A Fresnel lens, unlike a traditional glass or plastic magnifying lens, is flat. In fact, most are fairly flexible. Fresnel lens design enables a substantial reduction in thickness and they are often made of plastic.
Recently I bought a small pocket size Fresnel lens to be used as a fire starter. It’s actually the size of a credit card – making it perfect to fit in my wallet. Here’s why I bought it:
(Updated) Newer version:
Pocket Fresnel Lens
(view on amzn)
It makes for a good fire starter (when the sun is fully shining).
Not only might it be convenient for magnifying small print (aging eyes as one gets older) but it serves a purpose as another means to start a fire. Given it’s small size – it presents no additional weight or bulk to what I carry around for every-day-carry.
You could also include it in your fire kit along with your other ways to start a fire.
Testing my wallet Fresnel lens fire starter
I decided to give my small Fresnel lens a test the other day – under less than ideal conditions. Except for the fact that the sun was fully shining (necessary for this to work), the season was the real test. During December in the northern hemisphere, the sun does not rise very high in the sky – especially at northern latitudes. Since I’m within the 44th parallel, it’s a pretty good test. Plus, the temperature was in the teens.
I gathered up a bit of dead grass and a few shavings of birch bark. While I didn’t go through the process of building a full-on fire, I simply wanted to see if this Fresnel lens would focus enough December sunlight to set some tinder to smoking with glowing red embers – which could then in turn be utilized to blow into a real fire.
It was a near immediate success. While holding the Fresnel lens at a focal distance which optimizes (pinpoints) the intense spot of light onto the tinder, it only took a few seconds for the dead grass to begin smoldering and smoking.
The key to a fire is not only having a means of ignition, but to have good dry tinder.
Since there was snow on the ground, I also found it uniquely convenient to stick the Fresnel lens into the snow (to hold it up) and I could then play with the distance and positioning of the tinder pile itself.

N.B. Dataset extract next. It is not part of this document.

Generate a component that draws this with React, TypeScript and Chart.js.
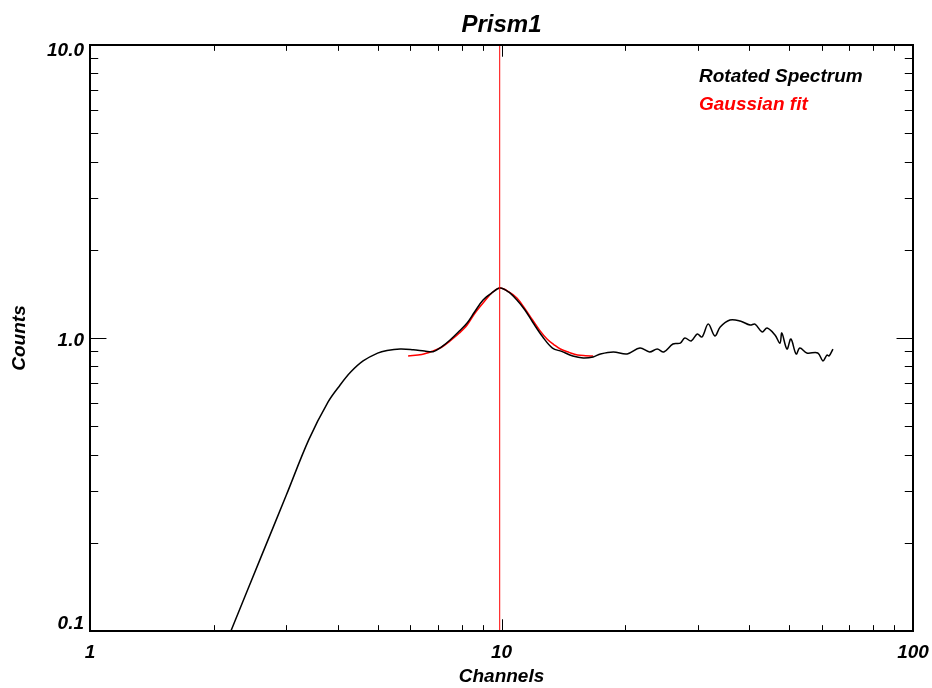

I was pleasantly surprised with the result, and now keep this small credit-card size Fresnel lens in my wallet.
This one came with a protector – which I trimmed a bit with scissors to fit better in a wallet sleeve. Be aware that these inexpensive Fresnel lenses are typically made of soft plastic and will scratch after awhile and presumably diminish some of it’s effectiveness (which is why a sleeve protector is a good thing).
Anyway – I thought I would share my experience with this neat little fire starter.